··· MATERIALS PROVIDED ···

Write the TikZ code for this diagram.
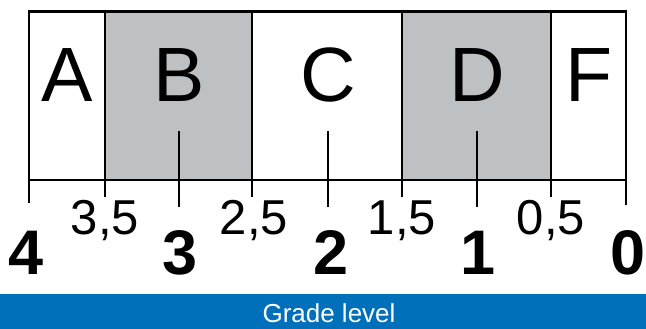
\documentclass[tikz,border=0pt]{standalone}
\usepackage{fontspec}
\setmainfont{Liberation Sans}
\definecolor{boxgray}{HTML}{BEC1C4}
\definecolor{bandblue}{HTML}{0070BA}
\begin{document}
\begin{tikzpicture}[x=1pt,y=-1pt,
  grade/.style={anchor=base,inner sep=0pt,font=\fontsize{77}{77}\selectfont},
  half/.style={anchor=base,inner sep=0pt,font=\fontsize{49}{49}\selectfont},
  whole/.style={anchor=base,inner sep=0pt,font=\fontsize{63}{63}\selectfont\bfseries},
  rule/.style={line width=1.5pt,black},
  band/.style={fill=bandblue,draw=none}]
\useasboundingbox (0,0) rectangle (646,329);
% shaded boxes
\fill[boxgray] (105,12) rectangle (252,180);
\fill[boxgray] (402,12) rectangle (551,180);
% frame
\draw[line width=3pt] (28,11.5) -- (627,11.5);
\draw[rule] (29,10) -- (29,203);
\draw[rule] (626,10) -- (626,205);
\draw[rule] (29,180) -- (626,180);
\foreach \x in {105,252,402,551} \draw[rule] (\x,12) -- (\x,197);
\foreach \x in {179,328,477} \draw[rule] (\x,131) -- (\x,207);
% grade letters
\node[grade] (A) at (67,102) {A};
\node[grade] (B) at (179,102) {B};
\node[grade] (C) at (328,102) {C};
\node[grade] (D) at (477,102) {D};
\node[grade] (F) at (589,102) {F};
% half values
\node[half] (h35) at (105,234) {3,5};
\node[half] (h25) at (254,234) {2,5};
\node[half] (h15) at (402,234) {1,5};
\node[half] (h05) at (551,234) {0,5};
% whole values
\node[whole] (n4) at (26,274) {4};
\node[whole] (n3) at (180,274) {3};
\node[whole] (n2) at (331,274) {2};
\node[whole] (n1) at (478,274) {1};
\node[whole] (n0) at (628,274) {0};
% band
\fill[band] (0,294) rectangle (646,329);
\node[anchor=base,inner sep=0pt,text=white,font=\fontsize{26}{26}\selectfont] (gl) at (329,322) {Grade level};
\end{tikzpicture}
\end{document}
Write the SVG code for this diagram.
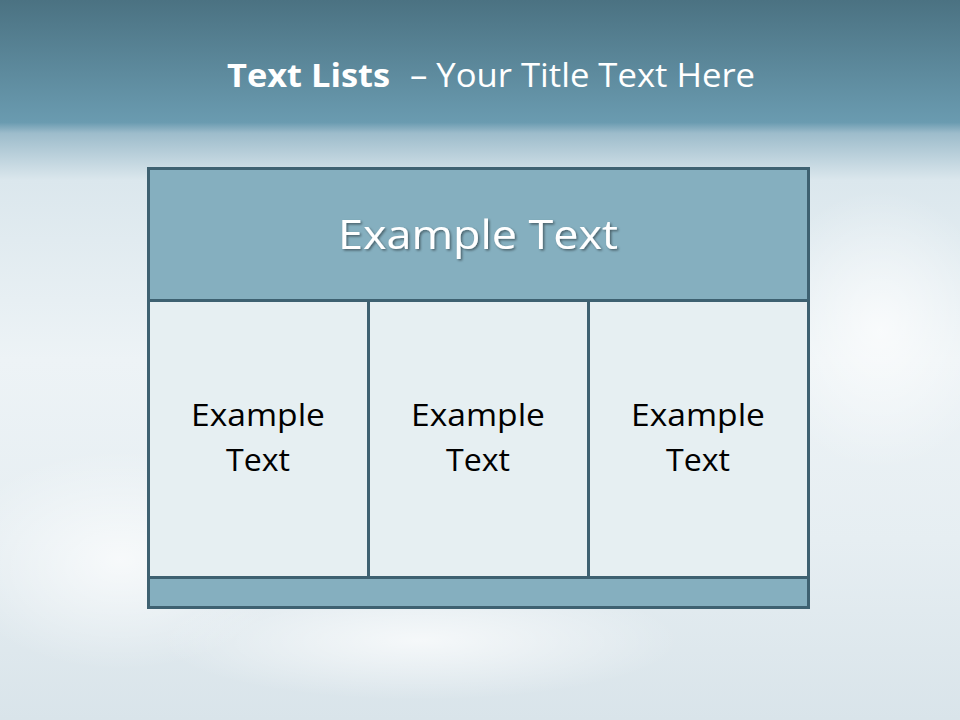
<svg xmlns="http://www.w3.org/2000/svg" width="960" height="720" viewBox="0 0 960 720">
<defs>
<linearGradient id="sky" x1="0" y1="0" x2="0" y2="1">
<stop offset="0" stop-color="#4b7282"/>
<stop offset="0.17" stop-color="#6a9bb0"/>
<stop offset="0.185" stop-color="#9dbccb"/>
<stop offset="0.25" stop-color="#dbe7ed"/>
<stop offset="0.5" stop-color="#edf3f6"/>
<stop offset="0.75" stop-color="#e6eef2"/>
<stop offset="1" stop-color="#d9e4ea"/>
</linearGradient>
<radialGradient id="cloud" cx="0.5" cy="0.5" r="0.5">
<stop offset="0" stop-color="#ffffff" stop-opacity="0.7"/>
<stop offset="1" stop-color="#ffffff" stop-opacity="0"/>
</radialGradient>
<filter id="sh" x="-10%" y="-30%" width="120%" height="160%">
<feDropShadow dx="1.5" dy="1.5" stdDeviation="1" flood-color="#000" flood-opacity="0.45"/>
</filter>
</defs>
<style>
.cell{fill:#e6eff2;stroke:#3e6171;stroke-width:3}
.band{fill:#85afbf;stroke:#3e6171;stroke-width:3}
.lbl{font-family:"Open Sans","Liberation Sans",sans-serif;font-size:31px;fill:#000;text-anchor:middle}
</style>
<rect width="960" height="720" fill="url(#sky)"/>
<ellipse cx="120" cy="560" rx="170" ry="110" fill="url(#cloud)"/>
<ellipse cx="420" cy="640" rx="260" ry="60" fill="url(#cloud)"/>
<ellipse cx="880" cy="330" rx="120" ry="140" fill="url(#cloud)"/>
<g id="title">
<text x="227" y="87" font-family="'Open Sans','Liberation Sans',sans-serif" font-size="32" fill="#ffffff"><tspan font-weight="bold" textLength="163" lengthAdjust="spacingAndGlyphs">Text Lists</tspan><tspan x="410" textLength="345" lengthAdjust="spacingAndGlyphs">– Your Title Text Here</tspan></text>
</g>
<g id="header">
<rect class="band" x="148.5" y="168.5" width="660" height="132"/>
<text x="478" y="249" font-family="'Open Sans','Liberation Sans',sans-serif" font-size="40" fill="#ffffff" text-anchor="middle" filter="url(#sh)" textLength="280" lengthAdjust="spacingAndGlyphs">Example Text</text>
</g>
<g id="col1">
<rect class="cell" x="148.5" y="300.5" width="220" height="277"/>
<text class="lbl" x="258" y="426" textLength="134" lengthAdjust="spacingAndGlyphs">Example</text>
<text class="lbl" x="258" y="471" textLength="64" lengthAdjust="spacingAndGlyphs">Text</text>
</g>
<g id="col2">
<rect class="cell" x="368.5" y="300.5" width="220" height="277"/>
<text class="lbl" x="478" y="426" textLength="134" lengthAdjust="spacingAndGlyphs">Example</text>
<text class="lbl" x="478" y="471" textLength="64" lengthAdjust="spacingAndGlyphs">Text</text>
</g>
<g id="col3">
<rect class="cell" x="588.5" y="300.5" width="220" height="277"/>
<text class="lbl" x="698" y="426" textLength="134" lengthAdjust="spacingAndGlyphs">Example</text>
<text class="lbl" x="698" y="471" textLength="64" lengthAdjust="spacingAndGlyphs">Text</text>
</g>
<g id="footer">
<rect class="band" x="148.5" y="577.5" width="660" height="30"/>
</g>
<g id="connectors"/>
</svg>
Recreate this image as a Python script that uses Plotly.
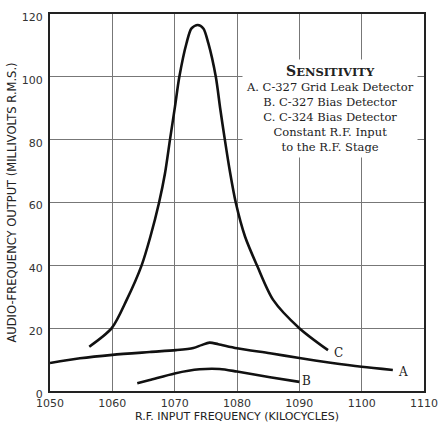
import plotly.graph_objects as go

# Curve C: C-324 Bias Detector
c_x = [1056.3, 1059.9, 1062.3, 1064.7, 1066.1, 1067.5, 1068.45, 1069.25, 1070.05, 1070.75, 1071.9, 1072.7, 1073.7,
       1074.6, 1075.4, 1076.6, 1077.3, 1078.05, 1078.85, 1079.8, 1081.3, 1083.2, 1085.8, 1090.0, 1094.6]
c_y = [14.1, 20.0, 29.0, 40.0, 49.1, 60.0, 69.3, 80.0, 90.5, 100.0, 110.7, 115.4, 116.5,
       115.4, 110.7, 100.0, 90.0, 80.0, 70.0, 60.0, 49.1, 40.0, 29.0, 20.0, 13.0]

# Curve A: C-327 Grid Leak Detector
a_x = [1050, 1054.8, 1060, 1066, 1070.2, 1073, 1074.3, 1075.6, 1077, 1080, 1085.3, 1090, 1095, 1100, 1105]
a_y = [8.9, 10.4, 11.5, 12.4, 13.0, 13.7, 14.6, 15.4, 14.9, 13.6, 12.0, 10.5, 9.0, 7.7, 6.7]

# Curve B: C-327 Bias Detector
b_x = [1064, 1066, 1070, 1074, 1077.2, 1080, 1085.3, 1090]
b_y = [2.5, 3.5, 5.6, 6.9, 7.0, 6.2, 4.4, 2.9]

x_ticks = [1050, 1060, 1070, 1080, 1090, 1100, 1110]
y_ticks = [0, 20, 40, 60, 80, 100, 120]

curve_labels = ["C", "A", "B"]
label_x = [1096.3, 1106.6, 1091.2]
label_y = [12.0, 6.0, 3.2]

fig = go.Figure()
for xs, ys in [(c_x, c_y), (a_x, a_y), (b_x, b_y)]:
    fig.add_trace(go.Scatter(x=xs, y=ys, mode="lines",
                             line=dict(color="#111111", width=2.6, shape="spline", smoothing=0.8),
                             showlegend=False, hoverinfo="skip"))

for t, lx, ly in zip(curve_labels, label_x, label_y):
    fig.add_annotation(x=lx, y=ly, text=t, showarrow=False,
                       font=dict(family="DejaVu Serif", size=12, color="#222"),
                       xanchor="center", yanchor="middle")

box_text = ("<b><span style='font-size:14px'>S</span>ENSITIVITY</b><br>"
            "A. C-327 Grid Leak Detector<br>"
            "B. C-327 Bias Detector<br>"
            "C. C-324 Bias Detector<br>"
            "Constant R.F. Input<br>"
            "to the R.F. Stage")
fig.add_annotation(x=1094.9, y=89.8, text=box_text, showarrow=False,
                   font=dict(family="DejaVu Serif", size=11.5, color="#222"),
                   bgcolor="white", align="center", xanchor="center", yanchor="middle",
                   borderpad=3)

axis_common = dict(showgrid=True, gridcolor="#777777", gridwidth=1,
                   showline=True, linecolor="#222222", linewidth=2, mirror=True,
                   ticks="", zeroline=False, automargin=False,
                   tickfont=dict(family="DejaVu Sans", size=11, color="#333"))

fig.update_xaxes(range=[1050, 1110], tickvals=x_ticks, ticklabelstandoff=1,
                 title=dict(text="R.F. INPUT FREQUENCY (KILOCYCLES)",
                            font=dict(family="DejaVu Sans", size=11, color="#222"), standoff=2),
                 **axis_common)
fig.update_yaxes(range=[0, 120], tickvals=y_ticks, ticklabelshift=3, ticklabelstandoff=3,
                 title=dict(text="AUDIO-FREQUENCY OUTPUT (MILLIVOLTS R.M.S.)",
                            font=dict(family="DejaVu Sans", size=11.5, color="#222"), standoff=3),
                 **axis_common)

fig.update_layout(width=441, height=428, margin=dict(l=50, r=17, t=14, b=37),
                  plot_bgcolor="white", paper_bgcolor="white")

fig.write_html("out.html", config={"displayModeBar": False},
               post_script="document.body.style.margin='0';document.body.style.overflow='hidden';")
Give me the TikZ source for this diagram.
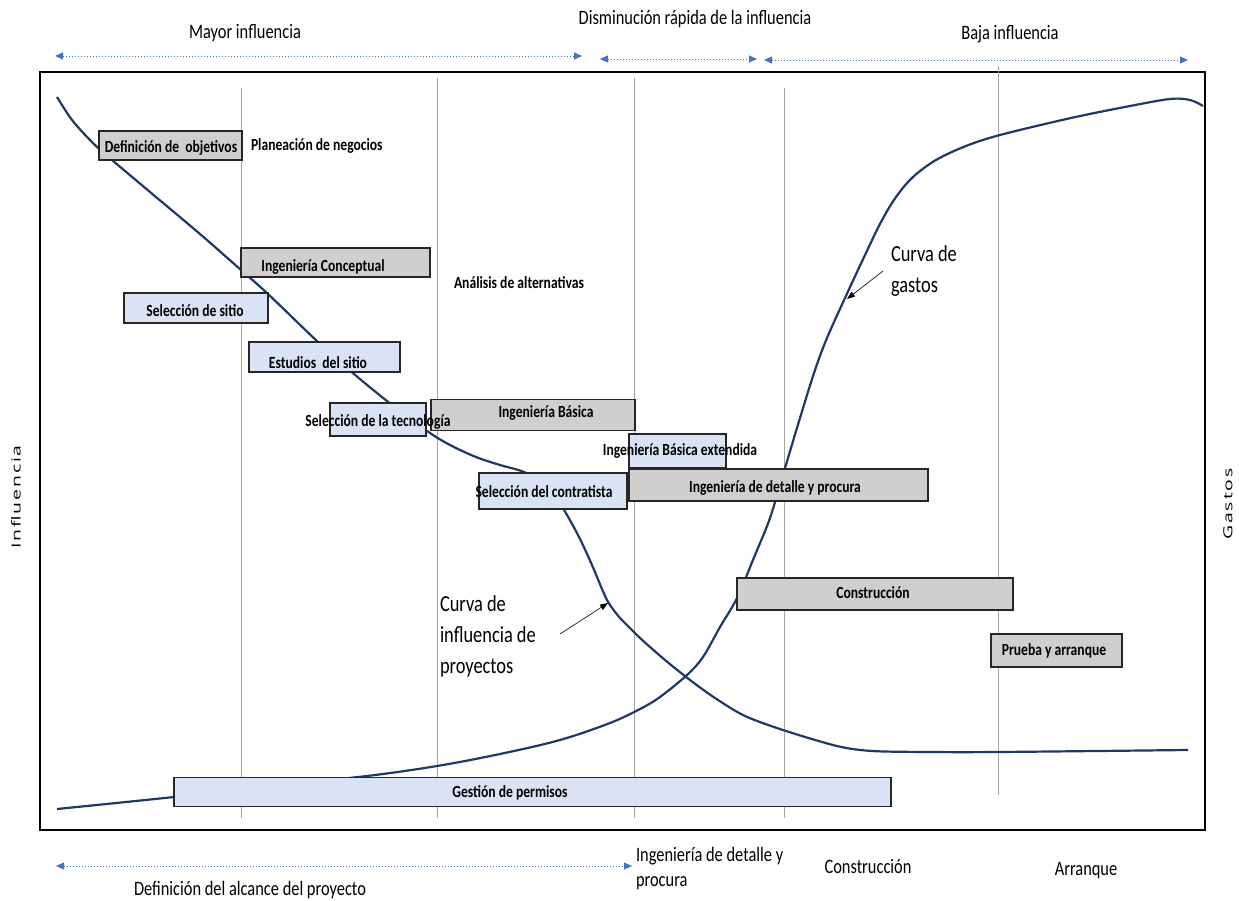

···

Filter the entries down to the lines with the word "code" in them.

IN RESPONSE ->
Write the TikZ code for this diagram.
Write the SVG code for this diagram.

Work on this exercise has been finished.